Here’ a list of some of the contenders:

  • Chevrolet Spark.  Originally produced as the Daewood Matiz by GM’s Korean division, the all-electric Spark went on sale in California and Oregon in 2013.  The car is a 146-inch-long four-door hatchback that sells for $27,000.  With a $7,500 federal tax credit and a $2,500 California rebate, however, it comes in at well below $20,000. The Spark can be leased for $199 a month. With an optional connector, it can be charged up to 80 percent in 20 minutes.
  • Fiat 500e.  An electric version of a car that has been sold in Europe since the 1950s, the 500e went on sale in California last year, selling 645 units. Range is barely 100 miles but it gets the equivalent of 116 mpg. The car is priced at $32,000.  Fiat says it will be available in several more states in 2014.
  • Chrysler’s Smart FortwoThe Smart Fortwo is a model that looks like you could fold it up in your back pocket or park it in your living room. Manufactured in France, it is barely eight feet long. It sells everywhere in the United States. Previously built for gasoline and diesel, the new all-electric model sells for only $12,000 and leases for $99 a month. You’re starting to see them more and more on the streets of New York City.
  • Toyota Scion IQPositioned as a direct competitor to the Fortwo, Toyota’s “city car” sold as a 3-cylinder gasoline engine until the electric version was introduced last year.  Estimated range is only 50 miles with a three-hour recharge, so it’s really limited to city driving. The price is high – $35,000 – and right now it’s only available for fleet purchases and car share programs. The first 30 units were bought by the University of California at Irvine.
  • Mitsubishi i-MIEV EV.  Introduced in Japan in 2008 and soon sold almost everywhere but in the United States, the “i” version was finally brought to these shores in 2011, a slightly larger version with some additional features.  The American version has a range of only 62 miles but was ranked by the EPA as the most fuel-efficient car in America until surpassed by the Honda Fit EV in 2012. It sells for $23,000.
  • Honda Fit EVStill only available on a lease basis, the Fit EV goes for $259 a month.
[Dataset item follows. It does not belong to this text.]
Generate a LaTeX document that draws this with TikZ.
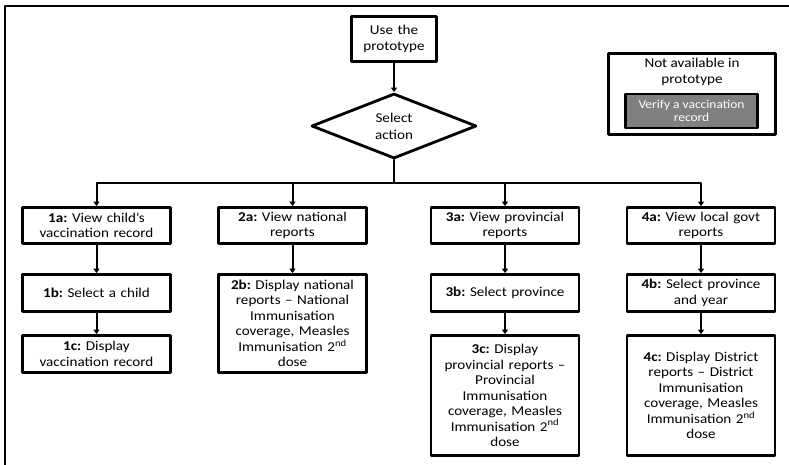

Introduced only in California and Oregon in 2011, it is now available in New York, New Jersey, Maryland, Massachusetts, Connecticut and Rhode Island as well. The car only has an 80-mile range but is highly fuel efficient.

Getting people to accept the proposition of driving around city streets in something that looks like it could be sold on the floor of FAO Schwarz, of course, is an entirely different matter. In test driving a city car for The New York Times, Jim Motavalli reports a neighbor commenting, “It’s adorable, but I’m afraid it would be crushed by a Suburban.” The idea of weaving in and out of traffic in what amounts to a tin can is certainly not for everyone. But electric vehicles have lots of torque at the lower end of the spectrum and can be easily maneuvered. Plus if nothing else, they are loaded with safety features.

To anyone familiar with the dense urban streets of Athens or Buenos Aires, city cars would be a familiar sight. And of course the more there are of them, the less dangerous driving becomes. The progress of mini-cars is slow but you’re seeing more and more of them. In the end, they may revolutionize urban driving.